Juniper today announced Puppet support for their 12.2R3,5 JUNOS code. This is compatible with EX4200, EX4550, and QFX3500 switches. These are top end switches, but this start is directly aimed at their DC and enterprise devices. Initially, the manifest interactions offered are interface, layer 2 interface, vlan, port aggregation groups, and device names. This definitely shows the direction of what Derick Winkworth (Cloudtoad) and his team showed at NFD4. More importantly, it shows the ground that has been made.
What follows in an example of an interface manifest that is sent from the Puppet server to the Puppet NetDev module through JUNOS to the netconf.
node "ex.ciscoinferno.net" {
netdev_device { $hostname: }
netdev_interface { "ge-0/0/19":
description => "connected to old hub",
speed => 100m,
duplex => full
}
}
The configuration generated from the above example pushed to a device would look like this:
[email protected]> show configuration interfaces ge-0/0/19 description "connected to old device"; ether-options { link-mode full-duplex; speed { 100m; } }
Getting the point? It’s much easier to send a task than sit and type those commands manually. Add this to a workflow – say for a VM deployment or new server rack – and you are no longer a monkey typing commands, but an engineer who is optimizing and scaling.
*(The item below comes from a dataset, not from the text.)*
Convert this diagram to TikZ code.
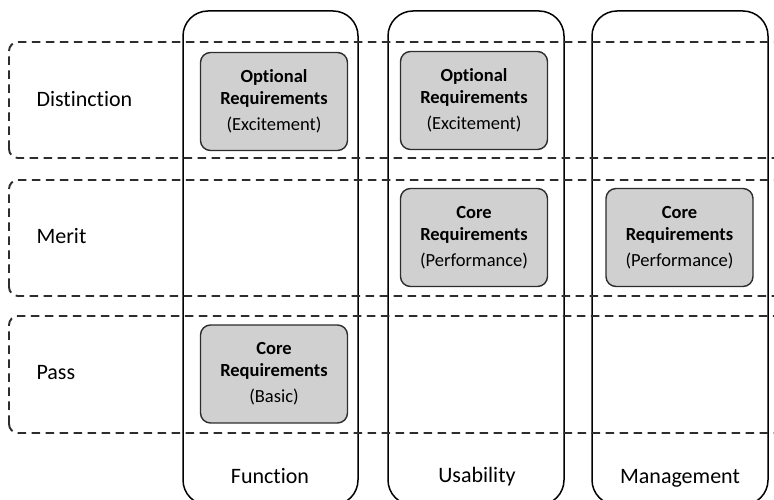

At this stage, Puppet commands exist for interface, L2 interface,VLAN, LAG groups, and device names. Albeit a small family of devices and limited functionality at this stage, Juniper has taken a great step into a larger world. This is one of the first announcements where I got rather excited. Kurt Bales skyped me the same time I opened the link, and we both agreed “Nerd Boner”. Now I don’t profess to be a DevOps programming god, nor can I lead you out of the broccoli forest of despair, but I do believe that in time, with steps forward such as Juniper’s announcement, together as an industry we can step towards the light. Heck, one day we might get to the top of the hill and see the valley of IT utopia below. Until then, we must fight our way through the broccoli.